Return the listing below verbatim. Pictures do not belong in the copy.

**GIVEN INFORMATION**:
**********

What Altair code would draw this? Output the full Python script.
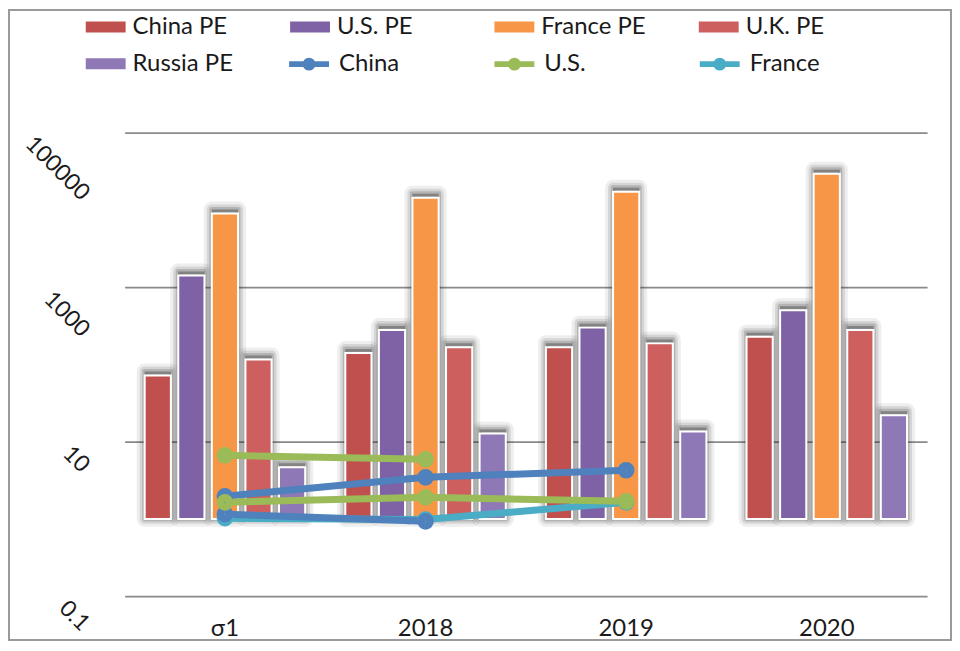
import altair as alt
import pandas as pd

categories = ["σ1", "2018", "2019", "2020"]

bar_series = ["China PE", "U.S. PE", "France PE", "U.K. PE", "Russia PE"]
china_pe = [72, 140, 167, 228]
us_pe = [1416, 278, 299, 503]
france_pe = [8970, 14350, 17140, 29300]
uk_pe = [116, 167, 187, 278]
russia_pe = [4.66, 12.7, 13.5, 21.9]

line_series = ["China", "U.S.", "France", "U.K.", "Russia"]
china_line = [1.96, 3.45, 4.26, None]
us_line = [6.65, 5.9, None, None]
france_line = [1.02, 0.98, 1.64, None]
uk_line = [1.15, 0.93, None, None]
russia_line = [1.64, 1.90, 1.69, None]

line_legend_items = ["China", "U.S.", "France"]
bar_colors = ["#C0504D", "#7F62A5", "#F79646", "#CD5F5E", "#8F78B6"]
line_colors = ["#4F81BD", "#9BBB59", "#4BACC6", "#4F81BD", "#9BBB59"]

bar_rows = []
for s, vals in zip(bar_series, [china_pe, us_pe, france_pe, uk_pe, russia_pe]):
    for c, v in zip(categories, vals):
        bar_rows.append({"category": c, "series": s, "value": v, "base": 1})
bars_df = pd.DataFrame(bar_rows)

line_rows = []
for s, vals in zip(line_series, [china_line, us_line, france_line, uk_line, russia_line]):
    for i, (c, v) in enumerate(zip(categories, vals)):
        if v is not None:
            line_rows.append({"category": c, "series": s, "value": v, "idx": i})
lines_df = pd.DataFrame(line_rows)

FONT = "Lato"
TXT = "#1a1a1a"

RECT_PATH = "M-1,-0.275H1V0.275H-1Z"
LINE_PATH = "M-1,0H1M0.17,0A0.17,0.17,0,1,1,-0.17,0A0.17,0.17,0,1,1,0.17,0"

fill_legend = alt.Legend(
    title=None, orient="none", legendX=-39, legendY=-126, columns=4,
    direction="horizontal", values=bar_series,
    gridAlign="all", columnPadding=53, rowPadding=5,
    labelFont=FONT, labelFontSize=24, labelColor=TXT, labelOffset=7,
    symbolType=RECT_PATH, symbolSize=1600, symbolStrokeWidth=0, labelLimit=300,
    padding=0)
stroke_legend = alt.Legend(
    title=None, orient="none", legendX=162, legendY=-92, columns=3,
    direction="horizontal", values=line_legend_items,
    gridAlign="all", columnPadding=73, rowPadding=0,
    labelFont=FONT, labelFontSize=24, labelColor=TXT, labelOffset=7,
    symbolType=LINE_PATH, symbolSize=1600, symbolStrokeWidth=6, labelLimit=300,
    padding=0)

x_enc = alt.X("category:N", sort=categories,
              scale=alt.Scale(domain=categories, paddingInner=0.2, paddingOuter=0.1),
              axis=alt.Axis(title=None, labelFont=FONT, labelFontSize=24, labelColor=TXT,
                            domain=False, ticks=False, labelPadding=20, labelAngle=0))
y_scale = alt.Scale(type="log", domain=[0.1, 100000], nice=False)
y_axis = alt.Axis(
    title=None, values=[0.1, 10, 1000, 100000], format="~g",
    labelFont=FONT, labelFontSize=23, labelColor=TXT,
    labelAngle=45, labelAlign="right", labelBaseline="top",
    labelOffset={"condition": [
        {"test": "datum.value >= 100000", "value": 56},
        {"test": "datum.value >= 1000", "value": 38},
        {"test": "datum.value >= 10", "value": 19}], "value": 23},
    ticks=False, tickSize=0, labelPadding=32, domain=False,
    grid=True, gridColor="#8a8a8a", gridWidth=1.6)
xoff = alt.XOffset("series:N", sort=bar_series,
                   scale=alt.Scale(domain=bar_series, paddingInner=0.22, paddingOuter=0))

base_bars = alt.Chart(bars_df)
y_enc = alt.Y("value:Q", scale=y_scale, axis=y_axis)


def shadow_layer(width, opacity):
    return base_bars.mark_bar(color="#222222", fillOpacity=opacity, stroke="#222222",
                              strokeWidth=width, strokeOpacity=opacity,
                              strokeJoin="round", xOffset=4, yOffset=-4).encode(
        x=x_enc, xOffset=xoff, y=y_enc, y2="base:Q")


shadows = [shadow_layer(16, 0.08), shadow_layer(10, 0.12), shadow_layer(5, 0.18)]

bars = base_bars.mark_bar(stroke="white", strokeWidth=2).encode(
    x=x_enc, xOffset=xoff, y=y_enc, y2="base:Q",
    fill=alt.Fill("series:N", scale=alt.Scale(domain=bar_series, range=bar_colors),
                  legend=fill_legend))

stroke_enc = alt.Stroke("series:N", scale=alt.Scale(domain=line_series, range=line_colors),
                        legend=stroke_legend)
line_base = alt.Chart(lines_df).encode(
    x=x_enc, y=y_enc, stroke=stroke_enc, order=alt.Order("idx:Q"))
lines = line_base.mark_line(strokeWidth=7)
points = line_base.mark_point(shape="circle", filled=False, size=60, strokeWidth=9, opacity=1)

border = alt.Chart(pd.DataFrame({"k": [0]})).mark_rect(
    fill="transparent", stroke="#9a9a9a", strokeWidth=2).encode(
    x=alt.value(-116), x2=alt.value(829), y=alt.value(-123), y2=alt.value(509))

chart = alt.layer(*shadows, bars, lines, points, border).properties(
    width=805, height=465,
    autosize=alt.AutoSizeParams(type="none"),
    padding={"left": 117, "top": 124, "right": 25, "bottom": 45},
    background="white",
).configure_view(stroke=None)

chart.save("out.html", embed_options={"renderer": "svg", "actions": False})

**********

**THE COMPLETED TASK**:
What Altair code would draw this? Output the full Python script.
import altair as alt
import pandas as pd

categories = ["σ1", "2018", "2019", "2020"]

bar_series = ["China PE", "U.S. PE", "France PE", "U.K. PE", "Russia PE"]
china_pe = [72, 140, 167, 228]
us_pe = [1416, 278, 299, 503]
france_pe = [8970, 14350, 17140, 29300]
uk_pe = [116, 167, 187, 278]
russia_pe = [4.66, 12.7, 13.5, 21.9]

line_series = ["China", "U.S.", "France", "U.K.", "Russia"]
china_line = [1.96, 3.45, 4.26, None]
us_line = [6.65, 5.9, None, None]
france_line = [1.02, 0.98, 1.64, None]
uk_line = [1.15, 0.93, None, None]
russia_line = [1.64, 1.90, 1.69, None]

line_legend_items = ["China", "U.S.", "France"]
bar_colors = ["#C0504D", "#7F62A5", "#F79646", "#CD5F5E", "#8F78B6"]
line_colors = ["#4F81BD", "#9BBB59", "#4BACC6", "#4F81BD", "#9BBB59"]

bar_rows = []
for s, vals in zip(bar_series, [china_pe, us_pe, france_pe, uk_pe, russia_pe]):
    for c, v in zip(categories, vals):
        bar_rows.append({"category": c, "series": s, "value": v, "base": 1})
bars_df = pd.DataFrame(bar_rows)

line_rows = []
for s, vals in zip(line_series, [china_line, us_line, france_line, uk_line, russia_line]):
    for i, (c, v) in enumerate(zip(categories, vals)):
        if v is not None:
            line_rows.append({"category": c, "series": s, "value": v, "idx": i})
lines_df = pd.DataFrame(line_rows)

FONT = "Lato"
TXT = "#1a1a1a"

RECT_PATH = "M-1,-0.275H1V0.275H-1Z"
LINE_PATH = "M-1,0H1M0.17,0A0.17,0.17,0,1,1,-0.17,0A0.17,0.17,0,1,1,0.17,0"

fill_legend = alt.Legend(
    title=None, orient="none", legendX=-39, legendY=-126, columns=4,
    direction="horizontal", values=bar_series,
    gridAlign="all", columnPadding=53, rowPadding=5,
    labelFont=FONT, labelFontSize=24, labelColor=TXT, labelOffset=7,
    symbolType=RECT_PATH, symbolSize=1600, symbolStrokeWidth=0, labelLimit=300,
    padding=0)
stroke_legend = alt.Legend(
    title=None, orient="none", legendX=162, legendY=-92, columns=3,
    direction="horizontal", values=line_legend_items,
    gridAlign="all", columnPadding=73, rowPadding=0,
    labelFont=FONT, labelFontSize=24, labelColor=TXT, labelOffset=7,
    symbolType=LINE_PATH, symbolSize=1600, symbolStrokeWidth=6, labelLimit=300,
    padding=0)

x_enc = alt.X("category:N", sort=categories,
              scale=alt.Scale(domain=categories, paddingInner=0.2, paddingOuter=0.1),
              axis=alt.Axis(title=None, labelFont=FONT, labelFontSize=24, labelColor=TXT,
                            domain=False, ticks=False, labelPadding=20, labelAngle=0))
y_scale = alt.Scale(type="log", domain=[0.1, 100000], nice=False)
y_axis = alt.Axis(
    title=None, values=[0.1, 10, 1000, 100000], format="~g",
    labelFont=FONT, labelFontSize=23, labelColor=TXT,
    labelAngle=45, labelAlign="right", labelBaseline="top",
    labelOffset={"condition": [
        {"test": "datum.value >= 100000", "value": 56},
        {"test": "datum.value >= 1000", "value": 38},
        {"test": "datum.value >= 10", "value": 19}], "value": 23},
    ticks=False, tickSize=0, labelPadding=32, domain=False,
    grid=True, gridColor="#8a8a8a", gridWidth=1.6)
xoff = alt.XOffset("series:N", sort=bar_series,
                   scale=alt.Scale(domain=bar_series, paddingInner=0.22, paddingOuter=0))

base_bars = alt.Chart(bars_df)
y_enc = alt.Y("value:Q", scale=y_scale, axis=y_axis)


def shadow_layer(width, opacity):
    return base_bars.mark_bar(color="#222222", fillOpacity=opacity, stroke="#222222",
                              strokeWidth=width, strokeOpacity=opacity,
                              strokeJoin="round", xOffset=4, yOffset=-4).encode(
        x=x_enc, xOffset=xoff, y=y_enc, y2="base:Q")


shadows = [shadow_layer(16, 0.08), shadow_layer(10, 0.12), shadow_layer(5, 0.18)]

bars = base_bars.mark_bar(stroke="white", strokeWidth=2).encode(
    x=x_enc, xOffset=xoff, y=y_enc, y2="base:Q",
    fill=alt.Fill("series:N", scale=alt.Scale(domain=bar_series, range=bar_colors),
                  legend=fill_legend))

stroke_enc = alt.Stroke("series:N", scale=alt.Scale(domain=line_series, range=line_colors),
                        legend=stroke_legend)
line_base = alt.Chart(lines_df).encode(
    x=x_enc, y=y_enc, stroke=stroke_enc, order=alt.Order("idx:Q"))
lines = line_base.mark_line(strokeWidth=7)
points = line_base.mark_point(shape="circle", filled=False, size=60, strokeWidth=9, opacity=1)

border = alt.Chart(pd.DataFrame({"k": [0]})).mark_rect(
    fill="transparent", stroke="#9a9a9a", strokeWidth=2).encode(
    x=alt.value(-116), x2=alt.value(829), y=alt.value(-123), y2=alt.value(509))

chart = alt.layer(*shadows, bars, lines, points, border).properties(
    width=805, height=465,
    autosize=alt.AutoSizeParams(type="none"),
    padding={"left": 117, "top": 124, "right": 25, "bottom": 45},
    background="white",
).configure_view(stroke=None)

chart.save("out.html", embed_options={"renderer": "svg", "actions": False})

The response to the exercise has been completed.